Как только стало можно покинуть расположение части, он отправился к Максу. Тот был дома не один, а вместе с Русланом занимался какой-то научной работой, потому что компьютер был, как снегом, засыпан листами бумаги, рядом высился бастион кружек, а волосы обоих братьев торчали в разные стороны. Зиганшин немного позавидовал их азарту, хотел забрать кольцо и уйти, но Макс усадил его пить чай, а узнав, что товарищ не может покинуть городские пределы, тут же оставил ночевать.
Зиганшин сбегал в магазин и, пока братья собачились, включать какое-то исследование в сборник или нет, нажарил полную сковородку картошки с мясом.
Фридино кольцо он повесил на цепочку, решив, что рядом с нательным крестиком жене будет приятно его увидеть, а главное, так он точно не потеряет и не забудет нигде символ их вечной любви. Хотя Зиганшин не верил, что золото может что-то означать.
Разложив дымящееся жаркое по тарелкам, он позвал к столу.
– О! Крутой подгон, – улыбнулся Руслан, садясь, и Зиганшин невольно восхитился ловкости, с которой он приспособился к своему состоянию. И снова царапнула зависть к тому, что Руслан – счастливый отец семейства. «У него дети, а у тебя две ноги. Что ж теперь, вам не общаться, что ли?» – цыкнул Зиганшин на свою зависть и подложил Руслану еще картошечки.
– Слушай, ты вроде как зуб точишь на врачей? – спросил Руслан, подув на свою тарелку. – Мой тебе совет: оставь ты это дело.
– С чего вдруг?
– Нехорошо это. Судиться да склочничать вообще плохо, а на врачей баллон катить – особенно.
Зиганшин отпихнул от себя тарелку:
– Интересный ты какой! Они все промухали, убили моего ребенка, чуть не вогнали в гроб жену, а мне так и оставить предлагаешь?
– Угу, – спокойно сказал Руслан и подцепил на вилку кусок мяса.
Зиганшин почувствовал, как мирное расположение духа покидает его.
– А вы, Макс, что думаете?
– Вы – мой гость, – улыбнулся хозяин, – поэтому я лучше промолчу.
– То есть вы согласны с предыдущим оратором. Ясно-понятно. Наверное, я прослушал какую-то лекцию в своей ничтожной школе милиции, где доказывалось, что наказывать виновных – это плохо. А может, и не было у нас такой лекции, все же ранг заведения не тот…
– Прекрати ерничать, – перебил Руслан, – тебе не идет.
– Да я просто хочу понять эту тайную доктрину, которая для вас всех как дважды два, а мне никак не дается.

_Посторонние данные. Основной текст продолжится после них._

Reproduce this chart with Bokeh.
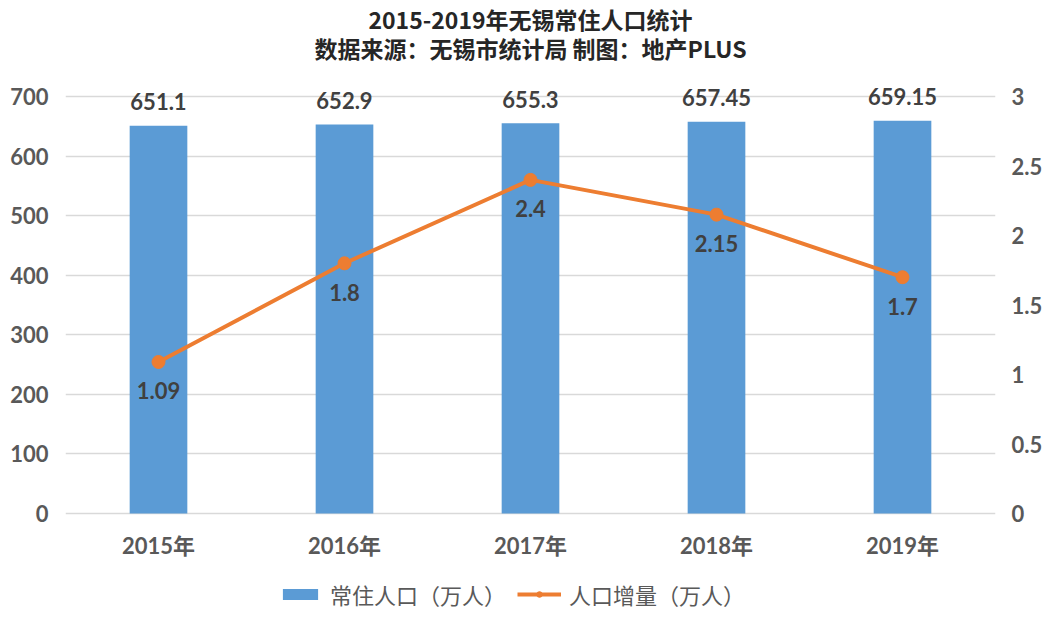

– Если действительно хочешь, то мы попробуем объяснить ее тебе. Вот смотри, все с придыханием говорят об ошибке врача. Как она ужасна, трагична, фатальна и вообще недопустима. Особо продвинутые гуманисты так вообще выдвигают слоган, что врач не имеет на нее права. То есть даже саперу позволено один раз в жизни ошибиться, а врачу – ни разу. Между тем ошибки представителей других специальностей, в праве на которые им никто никогда не отказывает, гораздо… – Руслан замялся, – не будем говорить, трагичнее, потому что нельзя сравнивать человеческие жизни, но уж масштабнее-то точно. От ошибки врача погибает один человек, если, конечно, врач не эпидемиолог и не инфекционист, а от ошибки пилота – двести. Ошибка архитектора может стоить жизни сотням, а ошибка строителя, который решил, что можно заменить дорогую марку цемента на дешевую в сейсмоопасной зоне и никто этого не заметит, – тысячам. Но, как заметил в свое время товарищ Сталин, когда гибнет один человек – это трагедия, а когда миллионы – уже статистика, поэтому ошибка врача воспринимается ближе всего к сердцу.